There are probably some parts you have missed.
Also, remember the Sturgeon’s law.
That sounds great, I’ll give it a good look. And Sturgeon’s Law applies to literary genres; if it applies to socio-political movements, then we have a problem. We certainly can’t judge, say, the Catholic Church or the Objectivist movement by their 1% of most virtuous fellows.
If you ask an average Catholic to to explain you some things about their religion, and if you ask a Pope, you will find a lot of differences. You may also find Catholic theologists saing that Pope is actually not a Catholic.
This is not merely a criticism of Catholicism… this is what happens when you have a sufficiently large movement. It happens to other religions, it happens to policial movements, it happens everywhere. I guess even Ayn Rand couldn’t prevent it. This is what humans do.

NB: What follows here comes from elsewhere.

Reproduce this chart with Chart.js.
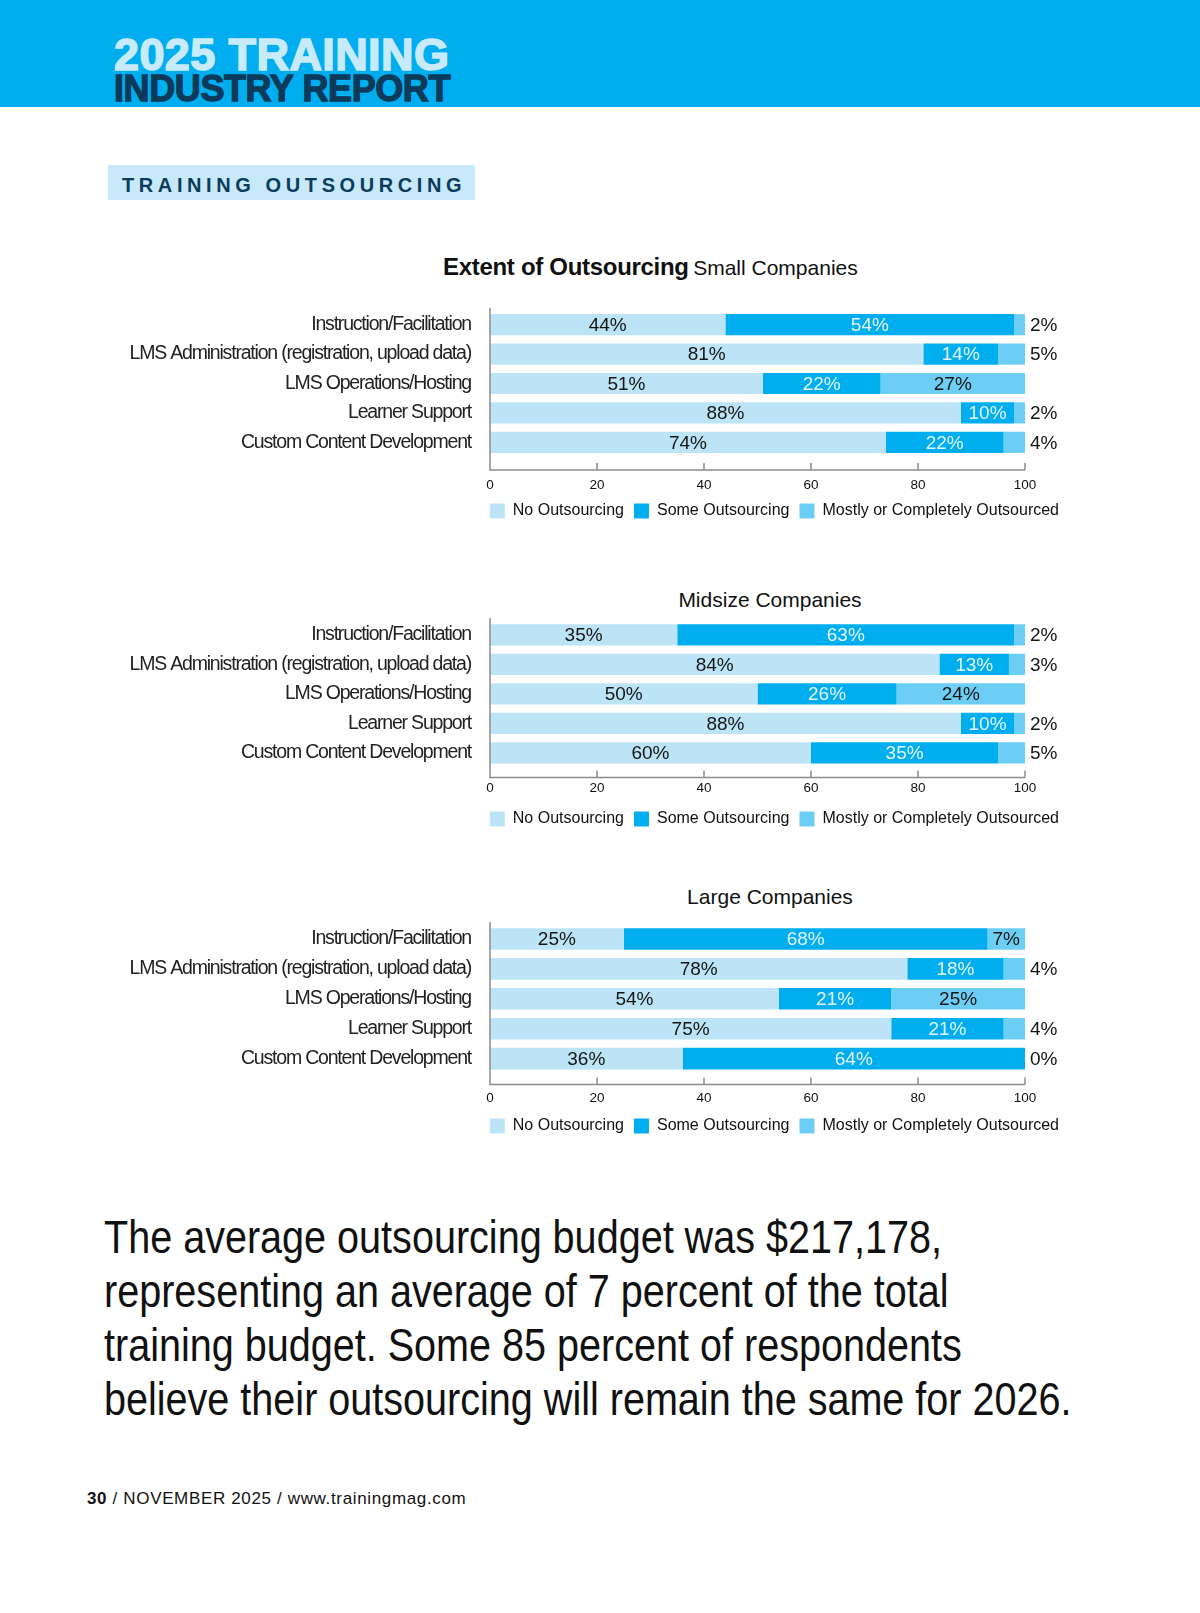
<!DOCTYPE html>
<html>
<head>
<meta charset="utf-8">
<title>Training Outsourcing</title>
<script src="https://cdn.jsdelivr.net/npm/chart.js@4.4.1/dist/chart.umd.min.js"></script>
<style>
  body { margin: 0; width: 1200px; height: 1613px; background: #fff; position: relative; overflow: hidden;
         font-family: 'Liberation Sans', Arial, sans-serif; color: #111; }
  .band { position: absolute; left: 0; top: 0; width: 1200px; height: 107px; background: #00aeef; }
  .h1, .h2 { position: absolute; left: 114px; font-weight: 700; white-space: nowrap; }
  .h1 { top: 32px; font-size: 45px; line-height: 45px; color: #c7ebfb; -webkit-text-stroke: 1.6px #c7ebfb; letter-spacing: 0.4px; }
  .h2 { top: 71px; font-size: 36px; line-height: 36px; color: #0b3a5a; -webkit-text-stroke: 1.3px #0b3a5a; letter-spacing: -0.4px; }
  .tag { position: absolute; left: 108px; top: 165px; width: 367px; height: 35px; background: #c8e9f9; }
  .tag span { position: absolute; left: 14px; top: 3px; line-height: 35px; font-size: 20px; font-weight: 700;
              letter-spacing: 4.6px; color: #0c3c5c; white-space: nowrap; }
  .ctitle { position: absolute; white-space: nowrap; line-height: 30px; color: #111; }
  .ctitle b { font-size: 24px; letter-spacing: -0.3px; }
  .ctitle span { font-size: 21px; }
  .sub { font-size: 21px; width: 400px; left: 570px; text-align: center; }
  .wrap { position: absolute; left: 0; width: 1100px; }
  .para { position: absolute; left: 104px; top: 1210px; font-size: 46px; line-height: 54px; color: #111;
          white-space: nowrap; transform: scaleX(0.86); transform-origin: 0 0; }
  .foot { position: absolute; left: 87px; top: 1489px; font-size: 17px; line-height: 20px; letter-spacing: 0.65px; color: #111; white-space: nowrap; }
</style>
</head>
<body>
<div class="band"></div>
<div class="h1">2025 TRAINING</div>
<div class="h2">INDUSTRY REPORT</div>
<div class="tag"><span>TRAINING OUTSOURCING</span></div>

<div class="ctitle" style="left:443px; top:252px;"><b>Extent of Outsourcing</b> <span>Small Companies</span></div>
<div class="ctitle sub" style="top:585px;">Midsize Companies</div>
<div class="ctitle sub" style="top:882px;">Large Companies</div>

<div class="wrap" style="top:290px; height:239px;"><canvas id="smallChart"></canvas></div>
<div class="wrap" style="top:600px; height:237px;"><canvas id="midChart"></canvas></div>
<div class="wrap" style="top:904px; height:240px;"><canvas id="largeChart"></canvas></div>

<div class="para">The average outsourcing budget was $217,178,<br>representing an average of 7 percent of the total<br>training budget. Some 85 percent of respondents<br>believe their outsourcing will remain the same for 2026.</div>
<div class="foot"><b>30</b> / NOVEMBER 2025 / www.trainingmag.com</div>

<script>
const categories = ['Instruction/Facilitation', 'LMS Administration (registration, upload data)', 'LMS Operations/Hosting', 'Learner Support', 'Custom Content Development'];
const seriesNames = ['No Outsourcing', 'Some Outsourcing', 'Mostly or Completely Outsourced'];
const seriesColors = ['#bde4f6', '#00aeef', '#6dcef5'];
const xTicks = [0, 20, 40, 60, 80, 100];

const smallNo = [44, 81, 51, 88, 74];
const smallSome = [54, 14, 22, 10, 22];
const smallMostly = [2, 5, 27, 2, 4];

const midNo = [35, 84, 50, 88, 60];
const midSome = [63, 13, 26, 10, 35];
const midMostly = [2, 3, 24, 2, 5];

const largeNo = [25, 78, 54, 75, 36];
const largeSome = [68, 18, 21, 21, 64];
const largeMostly = [7, 4, 25, 4, 0];

// axis line + tick marks + percentage labels on the bars
const barExtras = {
    id: 'barExtras',
    afterDatasetsDraw(chart, args, opts) {
        const ctx = chart.ctx;
        const xs = chart.scales.x;
        const area = chart.chartArea;
        const axisY = area.bottom + opts.axisGap;
        ctx.save();
        ctx.strokeStyle = '#8c8c8c';
        ctx.lineWidth = 1.5;
        ctx.beginPath();
        ctx.moveTo(area.left, area.top - 2);
        ctx.lineTo(area.left, axisY);
        ctx.lineTo(area.right, axisY);
        xs.ticks.forEach(t => {
            if (t.value === 0) return;
            const px = xs.getPixelForValue(t.value);
            ctx.moveTo(px, axisY);
            ctx.lineTo(px, axisY - 7);
        });
        ctx.stroke();

        ctx.font = '19px "Liberation Sans", Arial, sans-serif';
        ctx.textBaseline = 'middle';
        chart.data.datasets.forEach((ds, di) => {
            const meta = chart.getDatasetMeta(di);
            meta.data.forEach((bar, i) => {
                const v = ds.data[i];
                const text = v + '%';
                if (di === 2 && v < 6) {
                    ctx.textAlign = 'left';
                    ctx.fillStyle = '#151515';
                    ctx.fillText(text, bar.x + 5, bar.y + 1);
                } else {
                    ctx.textAlign = 'center';
                    ctx.fillStyle = di === 1 ? '#e2f5fd' : '#151515';
                    ctx.fillText(text, (bar.x + bar.base) / 2, bar.y + 1);
                }
            });
        });
        ctx.restore();
        // the category labels (drawn next, z = 1) are set tight
        ctx.letterSpacing = '-1.2px';
    },
    afterDraw(chart) {
        chart.ctx.letterSpacing = '0px';
    }
};

function makeChart(id, no, some, mostly, axisGap, xHeight, tickPad) {
    const values = [no, some, mostly];
    return new Chart(document.getElementById(id), {
        type: 'bar',
        data: {
            labels: categories,
            datasets: values.map((data, k) => ({
                label: seriesNames[k],
                data: data,
                backgroundColor: seriesColors[k],
                borderWidth: 0,
                categoryPercentage: 1,
                barPercentage: 0.72
            }))
        },
        options: {
            indexAxis: 'y',
            responsive: true,
            maintainAspectRatio: false,
            animation: false,
            layout: { padding: { top: 20, right: 31, bottom: 0, left: 0 } },
            plugins: {
                tooltip: { enabled: false },
                legend: {
                    position: 'bottom',
                    align: 'end',
                    labels: {
                        boxWidth: 15, boxHeight: 15, padding: 10, color: '#111',
                        font: { size: 16, family: '"Liberation Sans", Arial, sans-serif' }
                    }
                },
                barExtras: { axisGap: axisGap }
            },
            scales: {
                x: {
                    stacked: true, min: 0, max: 100,
                    grid: { display: false, drawTicks: false }, border: { display: false },
                    afterBuildTicks: s => { s.ticks = xTicks.map(v => ({ value: v })); },
                    afterFit: s => { s.height = xHeight; },
                    ticks: { padding: tickPad, color: '#111', maxRotation: 0,
                             font: { size: 13.5, family: '"Liberation Sans", Arial, sans-serif' } }
                },
                y: {
                    stacked: true,
                    grid: { display: false, drawTicks: false }, border: { display: false },
                    afterFit: s => { s.width = 490; s.paddingTop = 0; s.paddingBottom = 0; },
                    ticks: { padding: 19, color: '#222', z: 1,
                             font: { size: 19.5, family: '"Liberation Sans", Arial, sans-serif' } }
                },
                y2: {
                    position: 'right', type: 'linear',
                    grid: { display: false, drawTicks: false }, border: { display: false },
                    ticks: { display: false },
                    afterFit: s => { s.width = 44; }
                }
            }
        },
        plugins: [barExtras]
    });
}

makeChart('smallChart', smallNo, smallSome, smallMostly, 13, 36, 20);
makeChart('midChart', midNo, midSome, midMostly, 10, 33.4, 13);
makeChart('largeChart', largeNo, largeSome, largeMostly, 11, 34.4, 17);
</script>
</body>
</html>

We might ask what is the true Catholicism? But that’s assuming that words have a meaning on their own, instead of merely being labels attached to meanings, inconsistently by different people. If you would look at people’s beliefs as points in the belief-space, you could empirically find a few clusters: there would be current version of the official belief (or a few competing versions) that only educated theologists know, schisms and heresies, various kinds of folk interpretations, etc. That’s the territory. It’s your choice whether you apply the label “true Catholicism” to the opinion of the current Pope, or to the most popular folk version. Either way, someone will insist that you are using the label incorrectly.
I believe this is a source of many hopeless arguments about politics. For any political label X, you get many people self-identifying as X, with many different beliefs, sometimes contradictory. Now are the “true X” the most educated of them, or the most numerous ones, or those most visible in media? How about those who are very educated, but controversial within the group; how much weight to we assign to their opinions? How about those who try to follow their leaders, but misunderstand what the leaders are trying to say; is their true belief what the leaders believe, or the most frequent misinterpretation of the leaders? -- And in real life, most people will use “what most of my neighbors who self-identify as X seem to say”, which is a different answer for different people.
Should alchemists be considered part of the same group as chemists? Today most of us would say “no”, but what if we lived when chemistry was new? Etc.
Sedevacationists believe that the Pope is a heretic. Is that the same thing as not being a Catholic?
I am not a theologist, and I only met one Sedevacationist in an internet forum and he didn’t seem quite sane to me, so I don’t know how much his opinions are official. He said something like “the Pope has implicitly excommunicated himself by...” I don’t remember what exactly was the reason, but probably because of the alleged heresy.
(Makes some sense to me. I mean, if you are serious about a religion and serious about the religious hierarchy, because you believe that the bishops are literally the messengers of God and the whole Church is the God’s living body on Earth, or something like this, then… being a heretic, not being a Pope, but still pretending to be a Pope… that seems like an insanely serious offence. It’s a religious equivalent of falsely pretending to be a King.)